Possible mechanisms for temporary access
Opened this issue · 5 comments
There exists the need in the community to easily share private ARCs without the need to sign up. The prime use case here is that potential reviewers of a paper need to have access to an associated ARC, but do not have (or not want) an nfdi4plants account.
My first idea would be a mechanism that creates a temporary user that has read-only access to the selected ARC.
Gitlab seems to provide a Guest
role, so maybe that is the way to go? https://docs.gitlab.com/ee/administration/guest_users.html
Thoughts @muehlhaus @j-bauer ?
It seems, that the Guest users are only available in the GitLab ultimate (paid) tier. But there is something similar called External users. But I don't know if the user creation can somehow be automated with Keycloak. @j-bauer can you maybe have a look?

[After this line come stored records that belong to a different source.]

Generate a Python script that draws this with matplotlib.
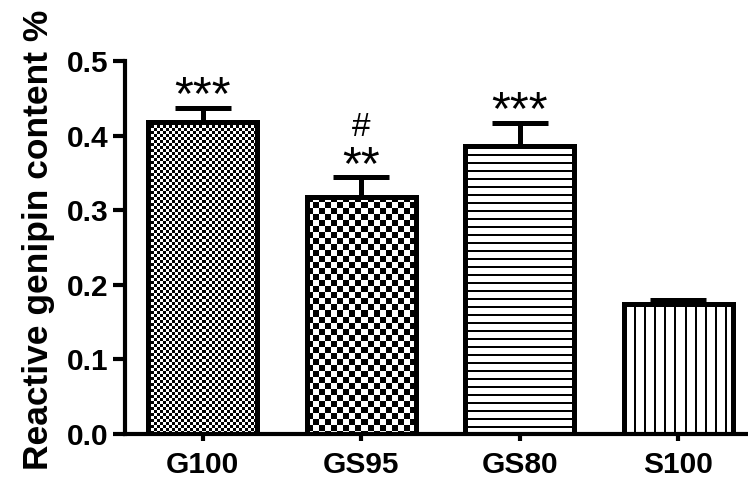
import numpy as np
import matplotlib
matplotlib.use("Agg")
import matplotlib.pyplot as plt

groups = ["G100", "GS95", "GS80", "S100"]
means = [0.418, 0.318, 0.386, 0.174]
errs = [0.019, 0.026, 0.031, 0.006]
marks = ["***", "#\n**", "***", ""]
fills = ["fine_checker", "checker", "hlines", "vlines"]

W, H = 748, 482
fig = plt.figure(figsize=(W / 100, H / 100), dpi=100)
ax = fig.add_axes([125 / W, 48 / H, 623 / W, 373 / H])

x = np.arange(len(groups))
ax.set_xlim(-0.49, 3.44)
ax.set_ylim(0, 0.5)


def pattern(kind, w, h):
    j, i = np.meshgrid(np.arange(w), np.arange(h))
    if kind == "fine_checker":
        return ((i // 3 + j // 3) % 2).astype(float)
    if kind == "checker":
        return ((i // 6 + j // 6) % 2).astype(float)
    if kind == "hlines":
        return (i % 8 >= 2).astype(float)
    return (j % 10 >= 2).astype(float)


bw = 0.69
bars = ax.bar(x, means, width=bw, facecolor="none", edgecolor="black",
              linewidth=3.6, zorder=3)

# fill patterns drawn as images clipped to each bar
for b, kind in zip(bars, fills):
    x0, y0 = b.get_x(), 0
    x1, y1 = x0 + b.get_width(), b.get_height()
    p0 = ax.transData.transform((x0, y0))
    p1 = ax.transData.transform((x1, y1))
    pw, ph = int(round(p1[0] - p0[0])), int(round(p1[1] - p0[1]))
    im = ax.imshow(pattern(kind, pw, ph), extent=(x0, x1, y0, y1), cmap="gray",
                   vmin=0, vmax=1, interpolation="nearest", aspect="auto",
                   origin="upper", zorder=2)
    im.set_clip_path(b)

ax.errorbar(x, means, yerr=[np.zeros(len(errs)), errs], fmt="none", ecolor="black",
            elinewidth=3.6, capsize=20.5, capthick=3.6, zorder=1)

for xi, m, e, t in zip(x, means, errs, marks):
    if not t:
        continue
    lines = t.split("\n")
    # stars closest to the cap, '#' above them
    ax.annotate(lines[-1], (xi, m + e), xytext=(0, -1), textcoords="offset points",
                ha="center", va="baseline", fontsize=35, family="Liberation Sans")
    if len(lines) > 1:
        ax.annotate(lines[0], (xi, m + e), xytext=(0, 30), textcoords="offset points",
                    ha="center", va="baseline", fontsize=24, family="Liberation Sans")

ax.set_xticks(x)
ax.set_xticklabels(groups)
ax.set_yticks(np.arange(0, 0.51, 0.1))
ax.set_yticklabels(["%.1f" % v for v in np.arange(0, 0.51, 0.1)])
for lab in ax.get_xticklabels() + ax.get_yticklabels():
    lab.set_fontfamily("Liberation Sans")
    lab.set_fontweight("bold")
    lab.set_fontsize(21.5)

ax.spines["top"].set_visible(False)
ax.spines["right"].set_visible(False)
ax.spines["left"].set_linewidth(3)
ax.spines["bottom"].set_linewidth(3)
ax.tick_params(axis="y", length=9, width=3, pad=3)
ax.tick_params(axis="x", length=5, width=3, pad=7)

ax.set_ylabel("Reactive genipin content %", fontsize=25.5, fontweight="bold",
              family="Liberation Sans")
ax.yaxis.set_label_coords(-0.112, 0.52)

fig.savefig("out.png", dpi=100)
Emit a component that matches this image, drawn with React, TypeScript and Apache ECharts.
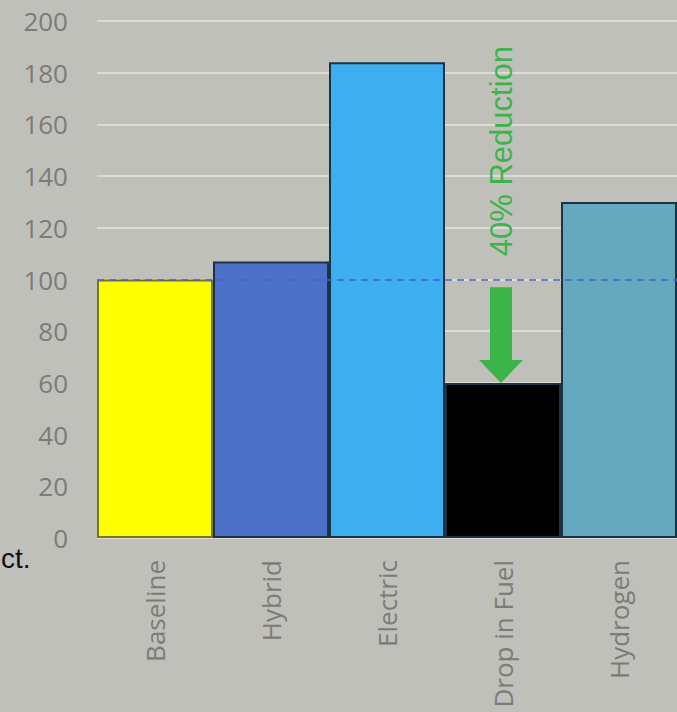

It seems, that the Guest users are only available in the GitLab ultimate (paid) tier. But there is something similar called External users. But I don't know if the user creation can somehow be automated with Keycloak. @j-bauer can you maybe have a look?
Dedicated accounts in Keycloak would work, but the persons still would need know/manage a password for that.
It was @TetraW 's idea but just as an fyi:
@TetraW had the idea to use ORCID logins for that purpose. Not ORCID account linking like it is currently implemented in they DataPLANT keycloak instance but to allow login with ORCID in the datahub directly. These could then be marked as external users which can only access repos they are explicitely granted access to. One side effect would be that we could no longer automatically forward the user to the keycloak login page when clicking on "sign-in" but there would be a choice on the gitlab page to choose between "login with dataplant account" and "login with orcid". People with an orcid link to their DataPLANT account might be confused by this, since the DataPLANT-Account-ORCID link is exclusively on the Keycloak side. Ideally, the account linking within the DataHUB would also work if the person logs in with the same ORCID account that was linked within the dataplant Keycloak.
We will test this and report back.
Unfortunately, paper peer-review is typically anonymous. So I doubt they'd like to login with personal credentials.